«L’IA sta profondamente cambiando la nostra società: più di tutto sta ridefinendo i parametri di cosa significhi essere umano oggi». Potrebbe essere questa la cifra sintetica dell’intera Giornata di Studi che la Facoltà teologica dell’Italia settentrionale ha dedicato al «tema rischioso e inevitabile» di «Ripensare l’umano nell’era delle tecnologie digitali». Così come lo ha definito il preside dell’Ateneo, don Angelo Maffeis che ha aperto i lavori del convegno annuale nel quale si sono alternati docenti ed esperti.
Il tema inevitabile
«È inevitabile domandarsi se, indipendentemente dalle distinzioni e dalle cautele che puntigliosamente ci impegniamo a introdurre, lo sviluppo tecnologico non abbia già superato di fatto, nella cultura diffusa, molti concetti antropologici tradizionali e se non stia plasmando la nostra identità, mutando profondamente la nostra percezione e il nostro modo di vivere nello spazio e del tempo», ha, infatti, detto Maffeis, aggiungendo: «Un aspetto che sorprende, soprattutto chi si dedica alla ricerca storica nel campo della teologia, ma anche negli altri campi del sapere, è il prodigioso arricchimento della memoria del passato alla quale i nuovi strumenti oggi disponibili danno accesso». Basti pensare a come tutto questo «incida sui processi di tradizione che sono vitali per la Chiesa».
Insomma, un problema che è «come un prisma a tante facce», sul quale si sono soffermate le prime due approfondite relazioni del convegno, moderato da Giuseppe Noberasco, docente di Teologia Sistematica della Ftis.

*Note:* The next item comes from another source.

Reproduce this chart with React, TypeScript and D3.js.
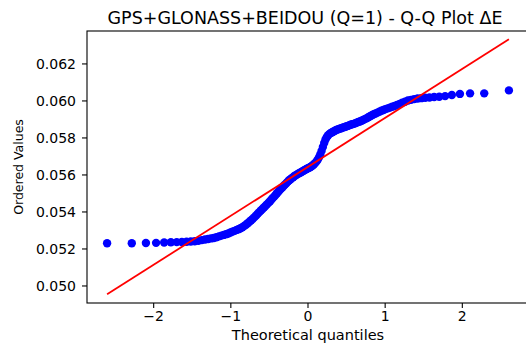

«Abbiamo bisogno di filosofi»
A partire da Viola Schiaffonati, professore associato di Logica e Filosofia della Scienza presso al Politecnico, che ha evidenziato, nella sua comunicazione dal titolo «Perché abbiamo bisogno della filosofia in un’epoca dominata dalla IA», come «occorra smettere di guardare all’IA esclusivamente quale tema tecnico, considerandola invece in una prospettiva più ampia, quella della filosofia, se vogliamo costruire un futuro in cui il grande potere dell’IA sia davvero a beneficio dell’umanità e condiviso da tutti».
Da qui la necessità di «mettere in luce alcune peculiarità di queste tecnologie e di allargare lo sguardo per includere, non solo l’etica, ma la filosofia più in generale: infatti, cercare di esaurire la domanda relativa a cosa l’IA ha di peculiare, è un compito ambizioso. Per questa impresa abbiamo bisogno di filosofi in grado di valutare le questioni morali ed etiche che questa ridefinizione comporta. Abbiamo bisogno anche di scienziati, di ingegneri, di informatici che siano in grado di apprezzare le discipline umanistiche – la filosofia nel caso in questione – perché saranno proprio queste ultime a essere meglio preparate a evadere le trappole del potere tecnocratico e dei problemi politici scambiati per problemi tecnici», ha concluso la docente, lanciando una sorta di appello.
«Il contributo della filosofia in questo contesto è proprio quello di mostrare che non è sufficiente progettare sistemi di IA con l’intenzione di evitare conseguenze negative e promuovere effetti positivi, ma che è possibile farlo solo allargando lo sguardo, ampliando l’orizzonte e avendo sempre ben chiaro che i problemi etici, sociali, politici non possono essere risolti solo da soluzioni tecniche».
Insomma, c’è bisogno di un nuovo paradigma per «L’umano alla prova della ragione digitale», secondo il titolo della relazione di Oreste Aime, docente di Filosofia presso la Facoltà teologica dell’Italia settentrionale nella sede di Torino. Paradigma che ha «una «prima mossa». Ossia, «partire dall’intelligenza umana nella sua definizione più ampia per comprendere quella artificiale, e non viceversa. Sembra ovvio, ma non lo è e lo sarà sempre di meno. L’IA non è in grado di cogliere la singolarità del vivente e dell’essere umano come persona e ci sarà sempre una sproporzione tra il dato quantitativo e quello qualitativo e relazionale. È indispensabile la salvaguardia dell’esperienza in tutta la sua ampiezza e profondità».
Anche perché, per le mutazioni del nostro humanum, la rivoluzione informatica è «certamente uno dei fattori più importanti e trainanti, ma non l’unico», essendo, quindi, necessario «abbandonare una lettura solo strumentale della tecnologia».